Demikian juga ketika Nabi SAW melakukan rajah terhadap keluarga beliau dengan berdo'a " Allahumma rabbannasi azhibil baksa, isyfi antasy syafi, la syifaan illa syifauka syifaan la yughadiru saqama". HR. Bukhari Muslim dari Aisyah ra. Dalam sahih Bukhari juga diceritakan betapa sahabat-sahabat beliau melakukan ruqyah/pengobatan dengan membacakan surah al Fatihah kepada pemimpin desa yang terkena sengatan binatang berbisa.

Jika dilihat dari penyakit yang diderita oleh apa yang diceritakan hadis-hadis di atas, pengobatan yang dilakukan Rasulullah SAW dan sahabat tidak dalam wilayah empiris. Luka, demam, dan sengatan binatang berbisa adalah penyakit fisik, sementara pengobatan itu dilakukan sama sekali tidak berhubungan dengan sebab akibat, pengobatan yang dilakukan Nabi SAW dan sahabat itu adalah wilayah mistis, kekuatan ghaib yang diluar jangkauan akal manusia. Pengobatan cara ini tidak mengandung unsur syrik, biarpun kita berobat kepada seorang ustadz atau kiyai, hal itu harus diyakini, karena ustadz atau kiyai yang saleh lebih mudah diijabah Allah do'anya, dan si sakit atau kita juga harus mengi'tiqadkan bahwa yang menyembuhkan penyakit itu adalah Allah SWT. Karena seseorang yang dimuliakan Allah kadang-kadang bisa berbuat sesuatu yang menurut akal sehat, tidak mungkin.

Untuk itu umat Islam yang benar-benar beriman harus bisa membedakan mana yang karamah mana yang sihir dan mana yang mengada-ada. Dan juga jangan mudah tertipu oleh orang yang mengaku-ngaku, atau sengaja digembargemborkan bahwa si anu, adalah dukun sakti yang bisa menyembuhkan penyakit ini, penyakit anu. 

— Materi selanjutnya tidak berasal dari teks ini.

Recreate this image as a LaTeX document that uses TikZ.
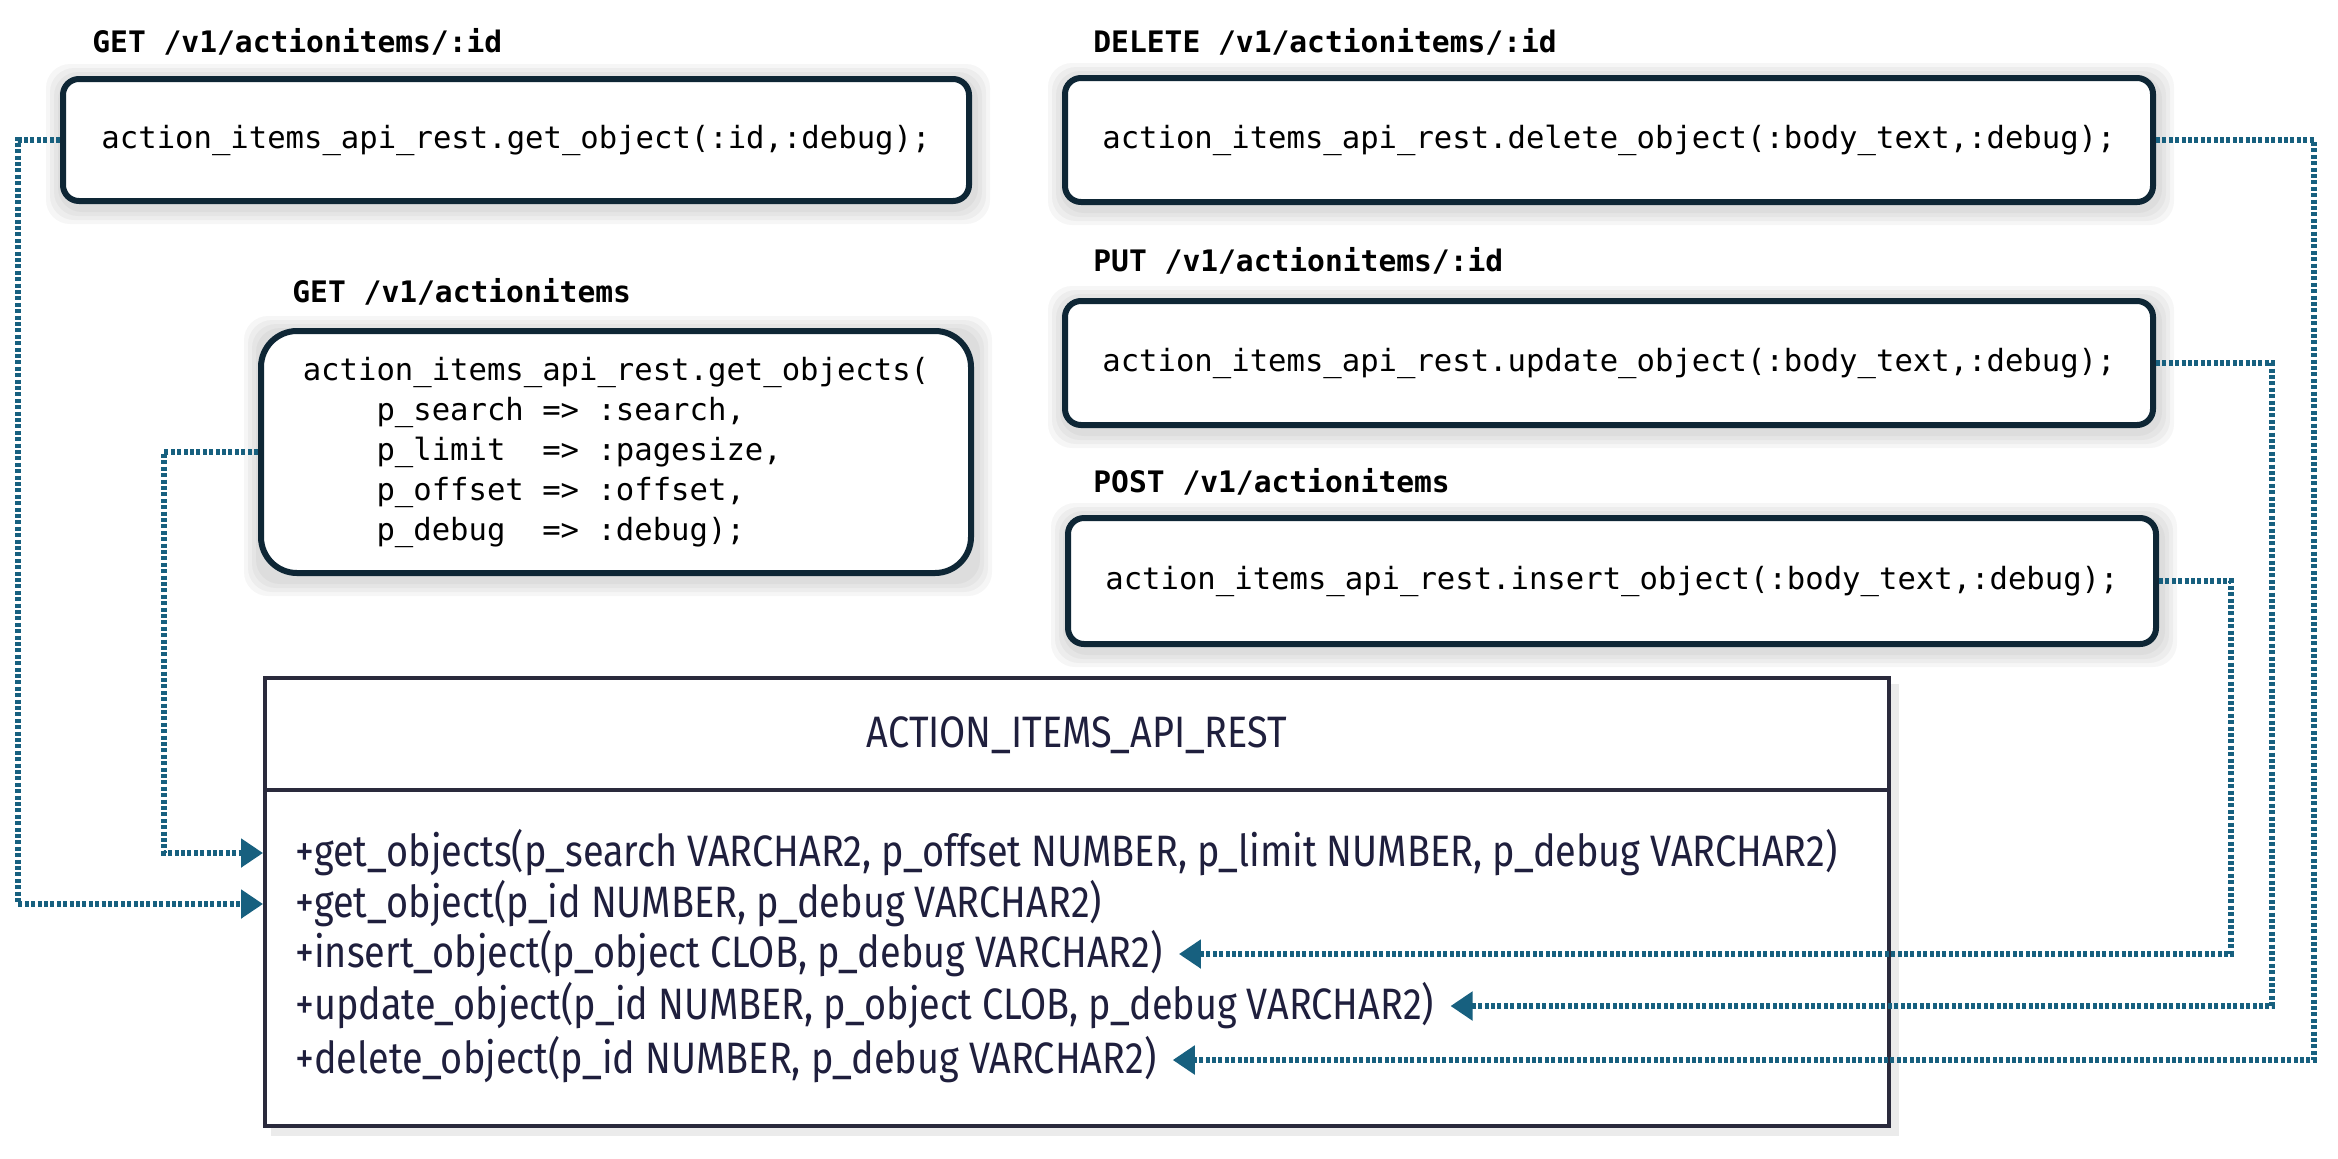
\documentclass[tikz,border=0pt]{standalone}
\usepackage{fontspec}
\setmonofont{DejaVu Sans Mono}
\newfontfamily\condsans[FakeStretch=0.86]{Fira Sans}
\usetikzlibrary{arrows.meta,backgrounds}
\definecolor{conn}{HTML}{17607F}
\definecolor{boxline}{HTML}{0E2635}
\definecolor{clsline}{HTML}{2A2A3C}
\definecolor{clstext}{HTML}{1F1F3D}
\tikzset{
  codebox/.style={draw=boxline, line width=3pt, rounded corners=8pt, fill=white,
    font=\ttfamily\fontsize{15.3}{20}\selectfont, align=left, inner sep=0pt},
  routelabel/.style={anchor=west, font=\ttfamily\bfseries\fontsize{14.8}{18}\selectfont, inner sep=0pt},
  method/.style={anchor=west, inner sep=0pt, font=\condsans\fontsize{22}{26}\selectfont, text=clstext},
  link/.style={draw=conn, line width=2.6pt, dash pattern=on 2pt off 1.2pt,
    -{Triangle[length=11pt,width=14pt]}},
}
\begin{document}
\begin{tikzpicture}[x=0.5pt,y=-0.5pt]
\useasboundingbox (0,0) rectangle (2338,1158);
% route labels
\node[routelabel] (getonelbl) at (92,42) {GET /v1/actionitems/:id};
\node[routelabel] (getmanylbl) at (292,292) {GET /v1/actionitems};
\node[routelabel] (dellbl) at (1093,42) {DELETE /v1/actionitems/:id};
\node[routelabel] (updlbl) at (1093,261) {PUT /v1/actionitems/:id};
\node[routelabel] (inslbl) at (1093,482) {POST /v1/actionitems};
% code boxes
\node[codebox, minimum width=453pt, minimum height=61pt] (getone) at (516,140)
  {action\_items\_api\_rest.get\_object(:id,:debug);};
\node[codebox, rounded corners=18pt, minimum width=355pt, minimum height=121pt] (getmany) at (616,452)
  {action\_items\_api\_rest.get\_objects(\\
   \hphantom{xxxx}p\_search => :search,\\
   \hphantom{xxxx}p\_limit\hphantom{x}\ => :pagesize,\\
   \hphantom{xxxx}p\_offset => :offset,\\
   \hphantom{xxxx}p\_debug\hphantom{x}\ => :debug);};
\node[codebox, minimum width=544pt, minimum height=62pt] (del) at (1609,140)
  {action\_items\_api\_rest.delete\_object(:body\_text,:debug);};
\node[codebox, minimum width=544pt, minimum height=62pt] (upd) at (1609,363)
  {action\_items\_api\_rest.update\_object(:body\_text,:debug);};
\node[codebox, minimum width=544pt, minimum height=63pt] (ins) at (1612,581)
  {action\_items\_api\_rest.insert\_object(:body\_text,:debug);};
% class box
\node[draw=clsline, line width=2pt, fill=white, minimum width=812pt, minimum height=224pt, inner sep=0pt] (cls) at (1077,902) {};
\coordinate (divy) at (0,790);
\draw[clsline, line width=2pt] (cls.west |- divy) -- (cls.east |- divy);
\node[method, anchor=center] (clstitle) at (1077,735) {ACTION\_ITEMS\_API\_REST};
\node[method] (m1) at (295,853) {+get\_objects(p\_search VARCHAR2, p\_offset NUMBER, p\_limit NUMBER, p\_debug VARCHAR2)};
\node[method] (m2) at (295,904) {+get\_object(p\_id NUMBER, p\_debug VARCHAR2)};
\node[method] (m3) at (295,954) {+insert\_object(p\_object CLOB, p\_debug VARCHAR2)};
\node[method] (m4) at (295,1006) {+update\_object(p\_id NUMBER, p\_object CLOB, p\_debug VARCHAR2)};
\node[method] (m5) at (295,1060) {+delete\_object(p\_id NUMBER, p\_debug VARCHAR2)};
% lanes
\coordinate (lanea) at (18,0);
\coordinate (laneb) at (164,0);
\coordinate (lanei) at (2231,0);
\coordinate (laneu) at (2272,0);
\coordinate (laned) at (2314,0);
% connectors
\draw[link] (getone.west) -- (lanea |- getone.west) |- (cls.west |- m2);
\draw[link] (getmany.west) -- (laneb |- getmany.west) |- (cls.west |- m1);
\draw[link] (ins.east) -- (lanei |- ins.east) |- ([xshift=8pt]m3.east);
\draw[link] (upd.east) -- (laneu |- upd.east) |- ([xshift=8pt]m4.east);
\draw[link] (del.east) -- (laned |- del.east) |- ([xshift=8pt]m5.east);
% shadows
\begin{scope}[on background layer]
  \foreach \n in {getone,getmany,del,upd,ins} {
    \foreach \s in {2,4,6,8} {
      \fill[black, opacity=0.035, rounded corners=12pt]
        ([shift={(-\s pt+1pt,\s pt-2pt)}]\n.north west) rectangle ([shift={(\s pt+1pt,-\s pt-2pt)}]\n.south east);
    }
  }
  \fill[black!8] ([shift={(4pt,-4pt)}]cls.north west) rectangle ([shift={(4pt,-4pt)}]cls.south east);
\end{scope}
\end{tikzpicture}
\end{document}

Jika orang yang kita mintai bantuan penyembuhan suatu penyakit adalah orang yang saleh hal itu dibenarkan dalam Islam. Tetapi jika yang dimintai tolong itu adalah orang yang shalatnya bolong-bolong, atau kepada yang tak pernah shalat sama sekali, mustahil ia bisa mendatangkan karamah. Dan itu boleh jadi adalah sihir atau orang memiliki istidraj, bukan karamah. Sihir dilarang dalam agama. ‘Inna al ruqa wa al tamaim wa al tiwalah al syirkun'/sesungguhnya jampi-jampi, jimat dan tiwalah (guna-guna) adalah syirik. HR. Ahmad.